Helen Reddy left us at the end of September. I hadn’t thought of her in years; now the lyrics of I Am Woman are running through my head nonstop.

Yes, I am wise
But it's wisdom born of pain
Yes, I've paid the price
But look how much I gained
If I have to, I can do anything

The song came out in 1972 and quickly became an anthem for the women’s movement. I was nine, just becoming aware of myself as a woman, so what I heard was ‘I Am Almost Woman‘. By the time I hit puberty, most of the bra-burning had passed–even though the ERA never did. It mystifies me that so many people managed to sleep through the revolutions of the 60’s and 70’s. From my perspective, the glorious repercussion of the protests and sacrifices of so many women is that I have never had any doubt of my right to equality in society or my ability to do just as well as any man.

I am grateful for that.

At the end of October, Sean Connery died. I’m not a huge Bond James Bond fan, but he certainly had the physical presence and self assurance the role demanded. And he had the enviable distinction of being one of the few men who got more and more handsome as he got older. Not to mention that he looked wicked good in a kilt. It is icing on the cake that the SNL celebrity Jeopardy sketches featuring a foul-mouthed and sarcastic Connery look-alike are beyond brilliant and keep me nearly wetting my liberated pants.
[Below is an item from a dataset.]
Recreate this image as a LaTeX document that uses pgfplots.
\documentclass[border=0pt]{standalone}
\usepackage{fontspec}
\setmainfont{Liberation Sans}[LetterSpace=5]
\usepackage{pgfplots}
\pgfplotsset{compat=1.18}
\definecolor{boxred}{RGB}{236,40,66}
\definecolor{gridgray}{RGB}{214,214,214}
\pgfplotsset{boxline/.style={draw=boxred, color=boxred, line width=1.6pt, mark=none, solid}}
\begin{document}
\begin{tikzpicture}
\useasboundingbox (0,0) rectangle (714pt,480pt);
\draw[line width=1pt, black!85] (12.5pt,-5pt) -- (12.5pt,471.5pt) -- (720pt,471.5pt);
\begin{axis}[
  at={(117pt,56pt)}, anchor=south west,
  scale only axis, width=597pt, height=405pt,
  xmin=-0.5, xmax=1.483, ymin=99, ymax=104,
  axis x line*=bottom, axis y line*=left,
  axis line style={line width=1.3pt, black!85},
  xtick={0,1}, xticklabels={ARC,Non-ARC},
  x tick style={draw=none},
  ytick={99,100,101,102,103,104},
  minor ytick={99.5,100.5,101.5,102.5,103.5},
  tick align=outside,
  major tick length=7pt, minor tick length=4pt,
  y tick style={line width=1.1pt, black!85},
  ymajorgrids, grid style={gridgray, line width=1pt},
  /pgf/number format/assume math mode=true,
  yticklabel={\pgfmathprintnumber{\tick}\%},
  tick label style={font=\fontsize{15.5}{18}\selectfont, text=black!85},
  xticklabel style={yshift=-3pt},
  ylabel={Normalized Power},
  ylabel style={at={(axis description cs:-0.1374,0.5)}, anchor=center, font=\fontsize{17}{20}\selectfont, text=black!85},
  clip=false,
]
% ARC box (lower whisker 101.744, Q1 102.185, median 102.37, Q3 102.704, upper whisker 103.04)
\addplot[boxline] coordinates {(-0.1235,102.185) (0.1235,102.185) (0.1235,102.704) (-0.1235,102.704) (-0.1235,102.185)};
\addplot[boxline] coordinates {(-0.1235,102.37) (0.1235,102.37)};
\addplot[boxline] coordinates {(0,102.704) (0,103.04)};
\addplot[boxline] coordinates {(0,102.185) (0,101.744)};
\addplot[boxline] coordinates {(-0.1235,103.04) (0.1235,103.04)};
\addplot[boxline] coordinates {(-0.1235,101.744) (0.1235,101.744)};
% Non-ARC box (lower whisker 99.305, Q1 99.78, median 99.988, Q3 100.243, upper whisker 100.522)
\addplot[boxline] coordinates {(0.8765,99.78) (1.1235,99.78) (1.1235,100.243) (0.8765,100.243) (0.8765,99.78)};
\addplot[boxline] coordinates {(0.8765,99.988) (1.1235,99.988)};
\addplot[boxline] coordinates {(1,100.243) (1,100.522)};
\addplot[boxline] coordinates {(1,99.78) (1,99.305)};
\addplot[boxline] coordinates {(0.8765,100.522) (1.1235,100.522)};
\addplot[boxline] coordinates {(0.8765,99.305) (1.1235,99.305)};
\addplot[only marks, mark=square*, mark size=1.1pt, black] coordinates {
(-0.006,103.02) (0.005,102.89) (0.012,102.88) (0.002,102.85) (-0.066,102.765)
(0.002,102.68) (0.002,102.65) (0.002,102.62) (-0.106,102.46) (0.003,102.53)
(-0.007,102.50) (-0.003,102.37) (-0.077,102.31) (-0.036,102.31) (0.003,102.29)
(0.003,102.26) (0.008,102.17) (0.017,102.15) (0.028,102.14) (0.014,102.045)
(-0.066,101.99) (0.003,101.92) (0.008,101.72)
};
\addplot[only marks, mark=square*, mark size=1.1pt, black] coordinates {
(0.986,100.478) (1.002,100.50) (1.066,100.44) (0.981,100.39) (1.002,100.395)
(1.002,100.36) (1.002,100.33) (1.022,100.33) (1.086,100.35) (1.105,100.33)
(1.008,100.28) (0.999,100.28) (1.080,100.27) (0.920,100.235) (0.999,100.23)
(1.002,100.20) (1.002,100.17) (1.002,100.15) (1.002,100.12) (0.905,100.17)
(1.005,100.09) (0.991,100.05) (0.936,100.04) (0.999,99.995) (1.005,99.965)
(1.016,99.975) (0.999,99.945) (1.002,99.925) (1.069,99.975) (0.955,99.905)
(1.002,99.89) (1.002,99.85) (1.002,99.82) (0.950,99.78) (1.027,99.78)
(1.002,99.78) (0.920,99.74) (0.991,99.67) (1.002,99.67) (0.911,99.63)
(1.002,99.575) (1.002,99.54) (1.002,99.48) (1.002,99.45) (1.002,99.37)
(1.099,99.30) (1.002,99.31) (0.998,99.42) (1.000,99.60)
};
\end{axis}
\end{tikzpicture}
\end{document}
I’m grateful for that, too.

Which brings us to Alex Trebek. Trivia brings me joy. My head is so crammed with it that I can’t remember practical things like my Netflix password or where I left the car keys. I am a certifiable HOT, Hoarder of Trivia. Jeopardy brings me an almost sensual thrill; the lights, the cameras, the nerds and, above all, the answers and questions, the answers left unquestioned. I’ve always admired Alex’s dedication. After hosting Jeopardy for a whopping 37 seasons, he left the stage for good earlier this month. I have always wanted to believe that he was as smart as he seemed and not just reading off cue cards.

Thanks, Alex. You did good.

While I was trying to absorb those significant losses, I got an email from Duke Fightmaster saying that his lovely wife Lesley, one of my all time favorite yoga teachers, had passed away suddenly. She was barely 50, had celebrated her birthday just a few months ago.
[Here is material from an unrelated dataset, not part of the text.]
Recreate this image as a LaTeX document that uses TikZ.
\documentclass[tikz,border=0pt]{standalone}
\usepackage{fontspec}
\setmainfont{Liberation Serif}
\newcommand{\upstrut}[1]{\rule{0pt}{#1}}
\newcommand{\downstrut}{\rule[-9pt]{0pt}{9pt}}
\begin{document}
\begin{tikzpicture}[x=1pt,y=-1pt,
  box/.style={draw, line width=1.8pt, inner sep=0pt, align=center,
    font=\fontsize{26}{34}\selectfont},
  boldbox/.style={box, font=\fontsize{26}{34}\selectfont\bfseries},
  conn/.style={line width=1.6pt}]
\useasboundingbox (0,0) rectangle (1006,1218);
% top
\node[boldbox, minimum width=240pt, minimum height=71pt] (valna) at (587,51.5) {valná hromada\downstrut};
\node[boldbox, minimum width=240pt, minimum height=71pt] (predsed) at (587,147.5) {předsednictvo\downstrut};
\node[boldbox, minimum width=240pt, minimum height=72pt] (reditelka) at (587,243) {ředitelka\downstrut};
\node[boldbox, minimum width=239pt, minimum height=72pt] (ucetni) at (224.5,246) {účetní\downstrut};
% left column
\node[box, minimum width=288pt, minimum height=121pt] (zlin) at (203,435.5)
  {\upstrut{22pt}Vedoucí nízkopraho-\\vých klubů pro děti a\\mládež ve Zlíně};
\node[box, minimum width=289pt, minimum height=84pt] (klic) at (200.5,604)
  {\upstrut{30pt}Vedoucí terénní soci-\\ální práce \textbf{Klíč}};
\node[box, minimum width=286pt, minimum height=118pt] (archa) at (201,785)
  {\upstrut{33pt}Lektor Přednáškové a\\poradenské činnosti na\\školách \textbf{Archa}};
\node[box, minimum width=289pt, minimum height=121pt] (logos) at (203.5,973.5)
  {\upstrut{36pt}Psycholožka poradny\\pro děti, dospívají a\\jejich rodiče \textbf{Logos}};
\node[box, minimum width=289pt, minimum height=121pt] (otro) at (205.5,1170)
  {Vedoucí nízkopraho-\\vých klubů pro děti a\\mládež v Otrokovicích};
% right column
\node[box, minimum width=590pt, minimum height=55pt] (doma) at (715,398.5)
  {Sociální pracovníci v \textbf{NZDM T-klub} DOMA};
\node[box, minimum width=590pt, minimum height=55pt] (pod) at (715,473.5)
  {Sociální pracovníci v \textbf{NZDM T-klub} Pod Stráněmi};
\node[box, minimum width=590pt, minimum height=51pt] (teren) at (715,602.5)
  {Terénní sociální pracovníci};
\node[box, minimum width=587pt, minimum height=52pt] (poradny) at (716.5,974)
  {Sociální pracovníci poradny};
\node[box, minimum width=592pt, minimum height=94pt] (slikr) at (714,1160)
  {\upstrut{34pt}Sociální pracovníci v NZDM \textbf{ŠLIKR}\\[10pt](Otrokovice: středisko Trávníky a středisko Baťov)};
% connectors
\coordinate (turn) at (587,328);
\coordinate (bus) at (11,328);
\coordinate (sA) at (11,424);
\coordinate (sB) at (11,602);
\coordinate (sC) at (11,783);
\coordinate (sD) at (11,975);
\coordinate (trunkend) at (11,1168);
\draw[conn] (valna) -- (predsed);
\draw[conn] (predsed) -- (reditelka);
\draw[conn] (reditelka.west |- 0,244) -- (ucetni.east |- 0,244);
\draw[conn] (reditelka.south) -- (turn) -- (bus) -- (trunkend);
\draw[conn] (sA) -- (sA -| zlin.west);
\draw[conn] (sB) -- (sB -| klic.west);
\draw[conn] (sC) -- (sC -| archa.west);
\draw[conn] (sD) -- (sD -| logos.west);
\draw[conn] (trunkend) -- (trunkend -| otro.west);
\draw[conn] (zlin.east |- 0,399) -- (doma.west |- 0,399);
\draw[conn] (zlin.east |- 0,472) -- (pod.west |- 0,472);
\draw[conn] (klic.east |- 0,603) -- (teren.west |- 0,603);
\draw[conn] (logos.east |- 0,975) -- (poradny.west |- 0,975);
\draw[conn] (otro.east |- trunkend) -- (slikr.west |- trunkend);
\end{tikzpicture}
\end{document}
Lesley’s final class was Yoga for Gratitude, published posthumously the day after she died. It is 45 minutes of Hatha intended to cultivate our sense of thankfulness for all the good in our lives and our world. This morning I lit a candle and left the world to its worries as Lesley’s gentle voice brought my mind and body together with each movement, each stretch, each deep, slow breath. At the end of the class, I sat up, touched prayer hands to my head, heart and lips…and melted into tears.
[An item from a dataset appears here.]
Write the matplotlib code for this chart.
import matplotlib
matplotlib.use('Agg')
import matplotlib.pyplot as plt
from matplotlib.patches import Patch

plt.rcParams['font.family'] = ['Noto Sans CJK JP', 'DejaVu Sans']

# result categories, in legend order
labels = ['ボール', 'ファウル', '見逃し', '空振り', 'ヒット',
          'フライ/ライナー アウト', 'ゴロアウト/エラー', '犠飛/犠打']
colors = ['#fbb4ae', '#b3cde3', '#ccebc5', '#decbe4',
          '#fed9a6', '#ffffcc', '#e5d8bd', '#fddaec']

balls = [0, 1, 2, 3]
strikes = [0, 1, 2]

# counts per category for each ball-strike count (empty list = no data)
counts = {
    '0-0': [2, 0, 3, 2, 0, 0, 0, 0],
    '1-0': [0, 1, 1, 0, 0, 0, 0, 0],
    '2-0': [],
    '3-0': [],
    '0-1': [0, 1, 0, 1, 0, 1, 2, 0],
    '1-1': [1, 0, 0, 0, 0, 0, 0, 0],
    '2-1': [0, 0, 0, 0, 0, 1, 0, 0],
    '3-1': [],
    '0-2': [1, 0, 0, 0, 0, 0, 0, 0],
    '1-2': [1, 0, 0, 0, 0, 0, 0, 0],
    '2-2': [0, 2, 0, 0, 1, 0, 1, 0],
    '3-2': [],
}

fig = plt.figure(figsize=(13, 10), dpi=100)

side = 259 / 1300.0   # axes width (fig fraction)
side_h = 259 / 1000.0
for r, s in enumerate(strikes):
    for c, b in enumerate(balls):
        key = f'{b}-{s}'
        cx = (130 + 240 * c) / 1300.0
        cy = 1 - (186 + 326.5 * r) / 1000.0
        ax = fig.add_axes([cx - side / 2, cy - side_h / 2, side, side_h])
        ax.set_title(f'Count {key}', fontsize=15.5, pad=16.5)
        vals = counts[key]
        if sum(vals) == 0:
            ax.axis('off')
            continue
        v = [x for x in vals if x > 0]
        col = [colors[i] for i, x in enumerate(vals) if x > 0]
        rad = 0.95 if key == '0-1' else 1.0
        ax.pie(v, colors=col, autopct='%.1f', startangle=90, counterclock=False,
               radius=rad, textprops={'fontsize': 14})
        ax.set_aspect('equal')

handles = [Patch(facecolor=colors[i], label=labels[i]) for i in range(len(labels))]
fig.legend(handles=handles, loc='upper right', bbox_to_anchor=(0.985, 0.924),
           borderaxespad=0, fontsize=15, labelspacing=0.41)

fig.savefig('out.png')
Lesley constantly reminds us that it’s not about the pose, not about how it looks. It’s about how it feels. And her voice is pure chocolate syrup, encouraging without pushing, always ready to laugh at herself when she messes up left and right, in the world rather than on it. She is a beacon of peace, an island of calm, warmth and gentleness in a world spiraling toward chaos, seemingly intent on its own destruction.

I’m sending gratitude to you, Helen, Sean, Alex, Lesley. I hope there are no giblets in heaven, except for you Grandpa. May your giblets plentiful.

Skin Deep

I’ve gotten used to lizards keeping me company while I do yoga out on the lanai despite my onetime herpetophobia. They are a fact of life in Hawaii. I figured I’d have to make peace with them if I want to live here. And so I did. This morning a particularly aggressive one took a stroll across my yoga mat. I realized his pointy snout was drawing him toward my cup of papaya juice. I know from seeing their little faces leering down at me from the papaya trees that it’s a favorite. So I shooed him away and put my cup on the table, safely out of reach of pointed tongues.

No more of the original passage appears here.